Suppose, though, you decide to support a wildlife protection plan—no one could be upset about that, right? If it involves hunting or fishing restrictions on a commercially valuable species, you bet people will be upset. You’ve just put a fifth-generation fishing captain out of business and devastated a coastal community. But what if you offer your employees special discounts for getting fit and losing weight? Who could oppose better health outcomes? Maybe no one, but you’ll still be on the receiving end of a hostile workplace complaint from workers who feel body-shamed for the fatphobic and ableist way the program is structured.

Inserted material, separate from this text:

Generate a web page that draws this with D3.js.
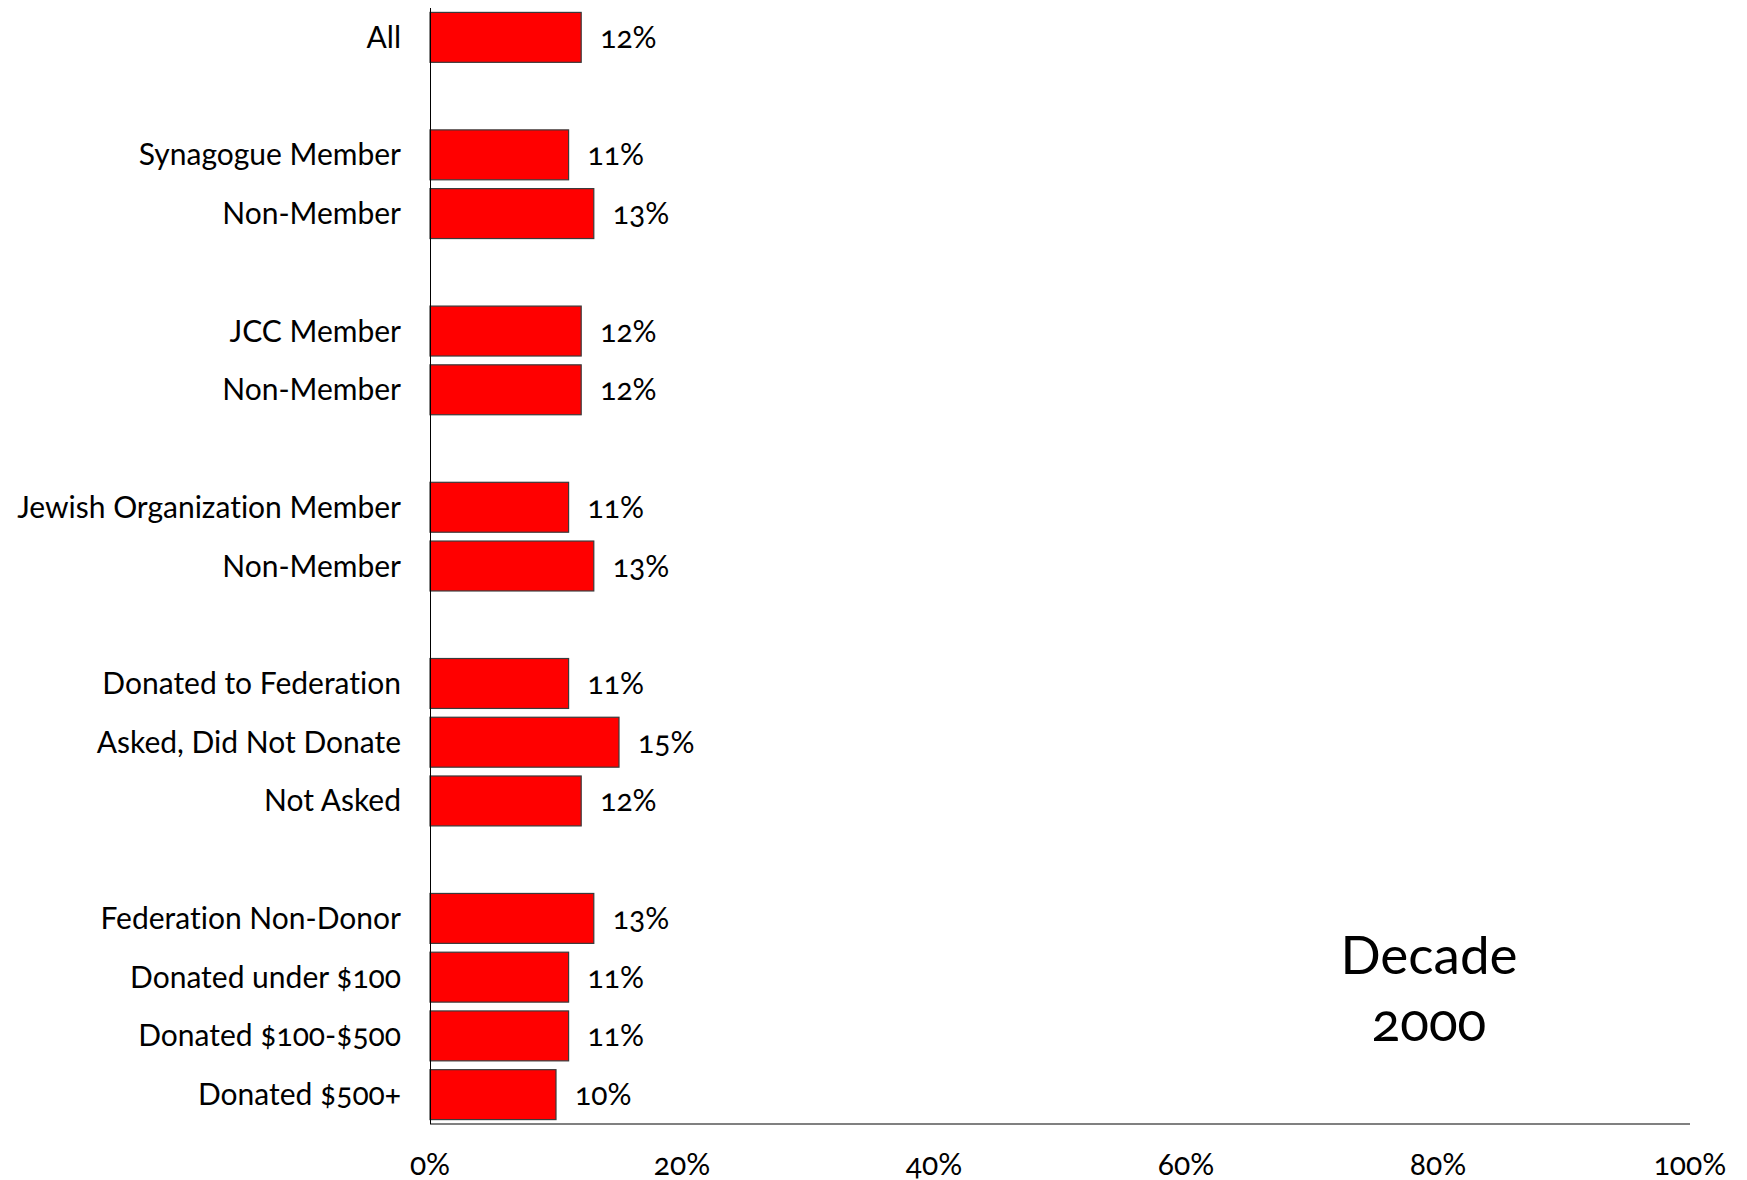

Each of these decisions—and many more—aren’t simply “good” things that every company should be doing. They might be good ideas in some cases and will likely be terrible decisions in others. But the proponents of environmental, social and governance (ESG) theory, by which corporations are subject to an ever-expanding list of ethical requirements, would have us believe that every company should jump on to endorse every item on the list of ostensibly enlightened policies that they’ve drawn up. But most of the items on that list are either highly controversial or likely to have unpleasant second-order effects on yet other stakeholders.
Virtue, like beauty, is in the eye of the beholder. Any company that thinks it can check all of the right boxes on an activist-generated list of social issues without inviting backlash and controversy will quickly receive a lesson in the Friedmanite wisdom of focusing on profits rather than politics.